Dressings and condiments. Store-bought versions of salsa, salad dressing, soy sauce, and other condiments can be super salty. The best bet is to make your own at home. If you buy premade, look for low- or no-sodium versions. And watch your portion sizes. Some store-bought items like ketchup aren’t too bad if you stick to a tablespoon or so.

A few other ways to cut back on the salt you eat:

  • Use herbs and spices to season your food: You can add great flavor to your meals without ever lifting the saltshaker. Try citrus juice or zest, black or red pepper, allspice, ginger, cardamom, dill, curry, sage, or rosemary. You may not even miss the salt.
  • Be careful with light salts: Some salt substitutes have table salt in them. If you use these items too much, you’ll still take in too much sodium. Most of them also have potassium chloride, which can cause problems for people with heart failure.
  • Track your sodium levels daily: You can download worksheets online to help you track, or just keep notes on your smartphone or with a pencil and paper.
  • Take it slow: It takes about 6 to 8 weeks to get used to eating less salt. Make small changes every day, and be patient with yourself.

Though cooking at home is a good way to control the amount of sodium in your food, you’ll still want to have a meal out from time to time. There are some good ways to stick to your low-salt goals when you go out:

  • Ask if the restaurant has a separate low-sodium menu.
  • Ask for your food to be prepared without added salt or MSG.
  • Instead of fried foods, go for items that are steamed, grilled, broiled, baked, roasted, or poached.
  • Request olive oil and vinegar instead of salad dressing.
  • Skip the breadbasket or ask for whole-grain breads, rolls, or breadsticks.
  • Choose appetizers with lots of fruits and veggies. Avoid those with heavy sauces or butter.
  • Enjoy sorbet, sherbet, meringues, or plain cake with fruit puree for dessert.
  • Order a fruit salad, tossed greens, or spinach salad without added cheese or meat.

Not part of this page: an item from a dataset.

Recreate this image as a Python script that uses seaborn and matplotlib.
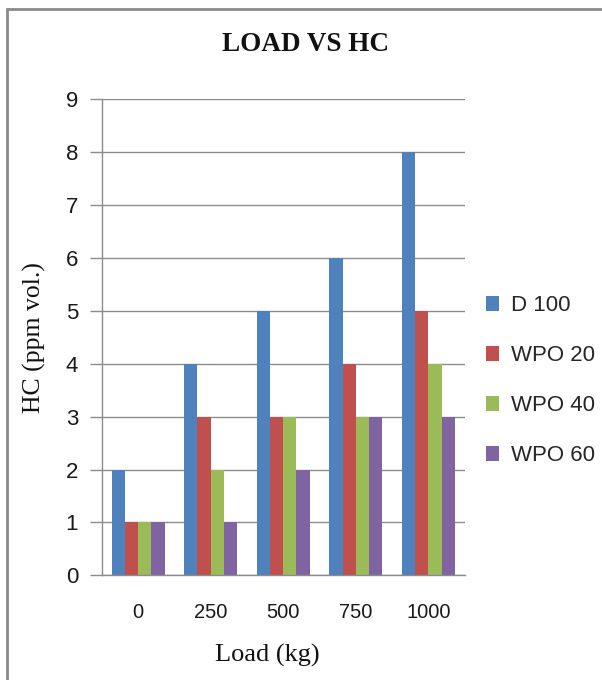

Sodium isn’t the only part of your diet to keep in mind:

  • Eat a variety of foods. This will help make sure you get all the nutrients you need.
  • Include high-fiber foods like vegetables, beans, whole-grain foods, bran, and fresh fruit in your diet. Fiber helps move food along your digestive tract, controls blood sugar levels, and may reduce the level of cholesterol in your blood. You should have 25 to 35 grams of fiber each day.
  • Cut back on alcohol. It can affect your heart rate and make your heart failure worse.
  • Talk to your doctor about how much fluid you should be drinking each day. Have less (including soup) if you have shortness of breath or notice swelling.